Dans
nos récentes recherches sur le modernisme et la Tradition, nous voyons ainsi souvent
apparaître le nom de John Newman (1801-1890) dans des textes et des
discours en faveur de l’idée de la « tradition
vivante ». Influencé par Mölher[1],
nous dit-on[2],
Saint John Newman aurait été un des maillons qui ont conduit à son
développement et à son succès. Il est aussi souvent présenté comme le
précurseur du deuxième concile de Vatican, voire de la « synodalité ». Des partisans de
l’évolutionnisme religieux le considèrent parfois comme un de leurs précurseurs.
Il aurait même « déblayé en
précurseur le chemin de l’œcuménisme »[3],
œcuménisme entendu dans son sens moderne. Il est vrai que la pensée de Newman
était plutôt novatrice au XIXe siècle au point d’en inquiéter momentanément
Rome. Les modernistes qu’étaient Loisy et Bremond l’ont même désigné comme une
autorité pour stimuler la théologie catholique et s’opposer ainsi à la
domination de la théologie thomiste. Finalement, John Newman est souvent
présenté comme un acteur du libéralisme et du modernisme au sein de l’Église. Est-ce vraiment le cas ?
Nos
recherches sur les rapports entre l’histoire et le dogme, ou encore sur la
Tradition, nous conduit donc à John Newman et à son livre. Notre article a pour
but de présenter cet ouvrage afin de mieux connaître sa conception de
l’évolution de la doctrine chrétienne.
L’histoire,
argument apologétique contre le protestantisme
L’ouvrage
Essai
sur le développement de la doctrine chrétienne est d’abord et avant
tout une œuvre apologétique.
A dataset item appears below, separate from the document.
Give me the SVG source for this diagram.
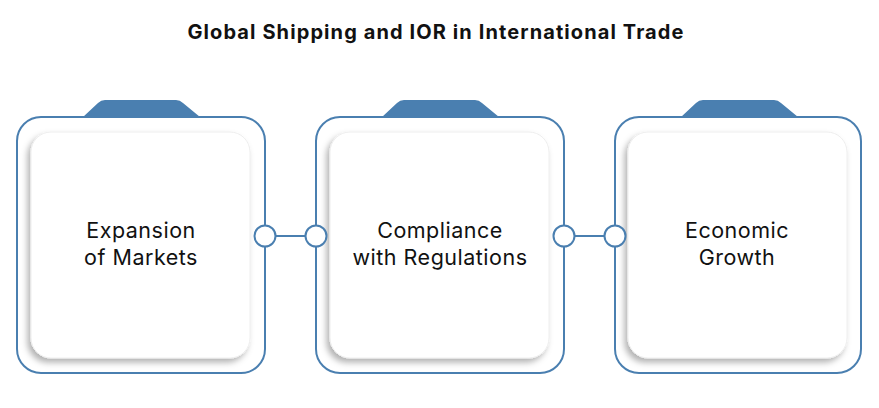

Ancien anglican de la Haute Église, John Newman vient juste de
convertir au catholicisme avant de publier son livre en 1845. Cet ouvrage est
le fruit de recherches historiques qu’il mène depuis 1839 et qui le conduisent
progressivement vers l’Église.
L’essai est une réponse aux arguments
des anglicans. Ces derniers affirment qu’ils sont les seuls fidèles à l’Église et accusent les catholiques
d’avoir corrompu la doctrine chrétienne.
Newman
ne doute pas que les anglicans sont conscients de l’incompatibilité entre le protestantisme et le christianisme
historique. Néanmoins, il reconnaît aussi les variations de l’Église à travers les âges, dans sa
doctrine et dans son culte. En apparence, celles-ci peuvent apparaître comme
des altérations ou des incohérences. Les questions qu’il se pose sont d’en vérifier
leur nature et d’en connaître les raisons. Car si effectivement ces variations
témoignaient d’une corruption de l’enseignement ou d’une incohérence, le
christianisme ne peut guère se prévaloir d’une révélation divine, ce qui nous
obligerait à suivre notre propre jugement personnel. L’explication du développement du christianisme peut donc remettre en
cause l’Église
elle-même d’où l’importance de son étude pour notre foi.
Le
principe de Saint Vincent de Lérins, insatisfaisant dans son application
Newman
présente plusieurs hypothèses pour expliquer ces variations. Le christianisme
ne ferait que s’adapter aux
circonstances, et cela depuis le début. Ceux qui défendent cette thèse ont
alors naturellement abandonné la prétention du christianisme à une origine
surnaturelle.
Cependant,
l’application de cette règle soulève bien des difficultés. Elle apporte que des réponses négatives sans définir
positivement ce qu’est le christianisme. Elle est en effet utile pour
déterminer ce qu’il n’est pas plutôt que ce qu’il est. En outre, elle frappe
autant Rome que l’Angleterre comme elle peut ne pas exclure ce que croit Rome
et ce que l’Angleterre rejette. « Elle
ne permet pas de condamner Saint Thomas et Saint Bernard mais en même temps
qu’on défend Saint Athanase et Saint Grégoire de Nazianze. » (Introduction,
8) Ce principe présente donc des limites dans son application. Que signifie en effet en pratique ce qu’on
a partout enseigné, toujours et par tous ?
Newman
nous donne plusieurs exemples sur les difficultés que présente le principe de
Saint Vincent de Lérins pour les anglicans. Si en effet nous devons admettre
que « tout le corps de doctrine qui
concerne Notre Seigneur Jésus-Christ a été professé de manière cohérente et
uniforme par l’Église
primitive, bien qu’elle ne l’ait pas formellement ratifié en concile. » (Introduction, 10), nous ne
pourrions guère invoquer un consentement des théologiens antérieurs au concile
de Nicée en faveur de la doctrine relative à la Trinité, doctrine qu’admettent pourtant
les anglicans. La doctrines sur la primauté du pape qu’ils rejettent,
s’appuient pourtant sur des témoignages bien plus solides, respectant davantage
le principe de Saint Vincent de Lérins, que celle de la Présence réelle dans
l’Eucharistie, qu’ils acceptent. Ainsi, l’utilisation de ce principe est plus
ou moins rigide selon les cas.
La
théorie du développement des dogmes
L’Essai
comprend deux chapitres. La première partie porte sur le développement des
idées quand la seconde définit les sept notes ou marques d’un authentique
développement.
Le
nécessaire développement de toute idée forte
Newman
analyse le développement d’une idée au cours du temps et décrit les différents
processus qui sont soumis à son développement.
Quand
des choses se présentent à l’homme, il est de sa nature d’y porter un jugement.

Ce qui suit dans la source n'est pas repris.